Smacco ai governanti imperialisti
Il popolo irlandese boccia l'Ue imperialista

Nel referendum del 12 giugno il popolo irlandese ha bocciato il trattato di Lisbona e con esso l'Unione europea imperialista. Al voto hanno partecipato poco più della metà degli aventi diritto e tra i voti validi il No ha prevalso col 53,4%, pari a 862.415 voti, sul Sì che si è fermato al 46,6%, pari a 752.451 voti.
Un risultato doppiamente significativo dato che le indicazioni per un voto favorevole al trattato erano state date da una coalizione che sembrava a prova di bomba poiché rappresentava il 95% dei partiti parlamentari.
Tre anni dopo il voto contrario di Francia e Olanda che aveva affossato il progetto della nuova Costituzione europea, anche il semplificato Trattato di Lisbona, varato nella capitale portoghese il 13 dicembre scorso per far ripartire la riforma istituzionale della superpotenza imperialista europea, ha subito quantomeno uno stop e non entrerà in vigore dal primo gennaio 2009 come era in programma.
Per evitare brutte sorprese dal giudizio popolare, il vertice di Lisbona aveva previsto la ratifica del Trattato a livello parlamentare e 18 dei 27 paesi membri hanno già dato il via libera. Fra i prossimi pareri favorevoli vi sarà quello inglese col premier Gordon Brown più tranquillo della probabile larga maggioranza parlamentare che del parere largamente contrario tra gli elettori.
In Irlanda la via referendaria era imposta dalla costituzione e il governo di Dublino non si è potuto sottrarre al voto. Il risultato è stato uno smacco per i governanti imperialisti.

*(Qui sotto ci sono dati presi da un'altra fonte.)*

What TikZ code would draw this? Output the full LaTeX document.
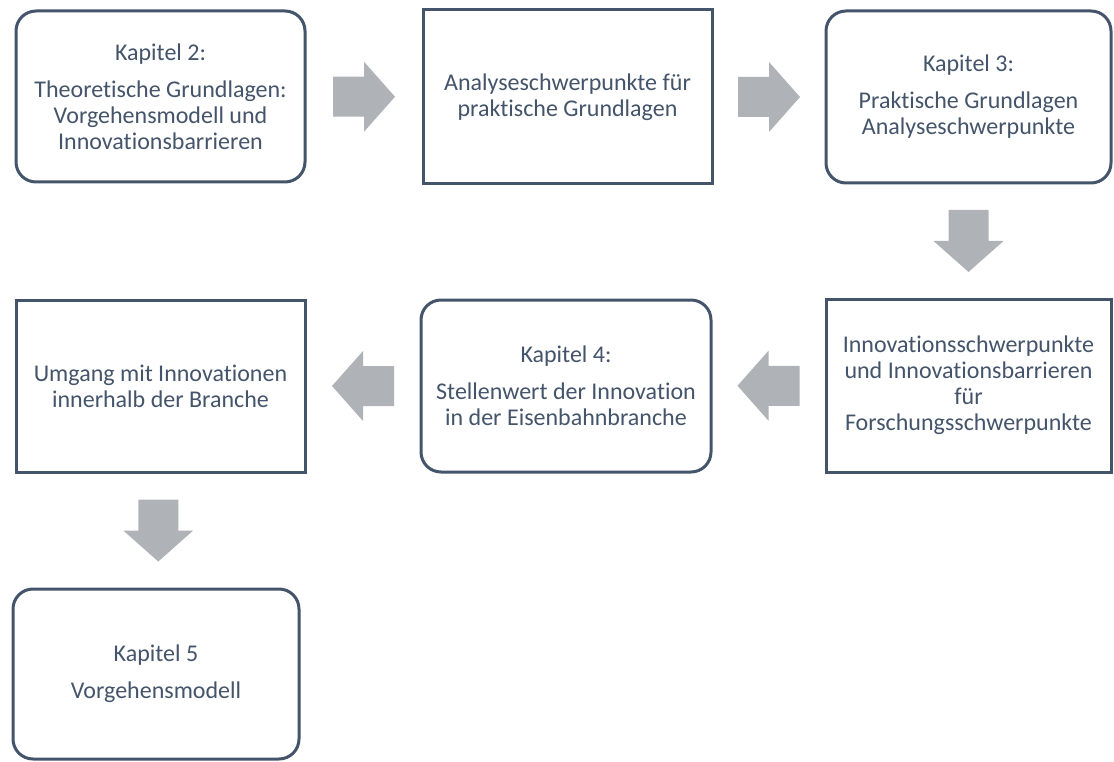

Già nel 2001 il popolo irlandese aveva bocciato il trattato di Nizza che modificava le istituzioni europee in vista dell'allargamento dell'Ue ai paesi dell'est europeo e solo con un successivo referendum nel 2002 il governo di Dublino riuscì a strappare il consenso degli elettori. È probabile che anche questa volta si tenterà di ripercorrere la stessa strada.
Il presidente della Commissione europea, José Manuel Barroso, che pure ha sottolineato che il verdetto irlandese ha lo stesso peso della bocciatura francese e olandese della bozza costituzionale del 2005, si è detto convinto che il Trattato di Lisbona "non è morto" e ha invitato alla ratifica i paesi che non l'hanno ancora fatto "per sapere esattamente alla fine quali sono le posizioni di tutti i partner".. Non era dello stesso avviso il premier ceco Mirek Topolanek che ha ricordato che "le regole del gioco ci dicono che se un solo Paese ricusa il processo di ratifica, questo è da considerarsi automaticamente finito".
Il cancelliere tedesco Angela Merkel e il presidente francese Nicolas Sarkozy, i padrini del trattato di Lisbona, vogliono che il processo di ratifica vada avanti lo stesso poiché si dicono "convinti che le riforme contenute nel trattato di Lisbona siano necessarie per rendere l'Europa più democratica e più efficace e che le permetteranno di rispondere meglio alle sfide che devono affrontare i suoi cittadini". Come dire che il voto del popolo irlandese non conta.
Lo dice a chiare lettere un furibondo Giorgio Napolitano secondo il quale "le ratifiche devono continuare fino a raggiungere la soglia dei quattro quinti. Non si può neppure immaginare di ripartire da zero". E dopo aver invocato l'eventuale esclusione dell'Irlanda dalla Ue, "è l'ora di una scelta coraggiosa da parte di quanti vogliono dare coerente sviluppo alla costruzione europea lasciandone fuori chi, nonostante impegni solennemente sottoscritti, minaccia di bloccarli", chiude con un'affermazione vergognosa, arrogante e dal sapore mussoliniano: "non si può pensare che la decisione di poco più della metà degli elettori di un Paese che rappresenta meno dell'1% della popolazione dell'Unione possa arrestare l'indispensabile, e oramai non più procrastinabile, processo di riforma".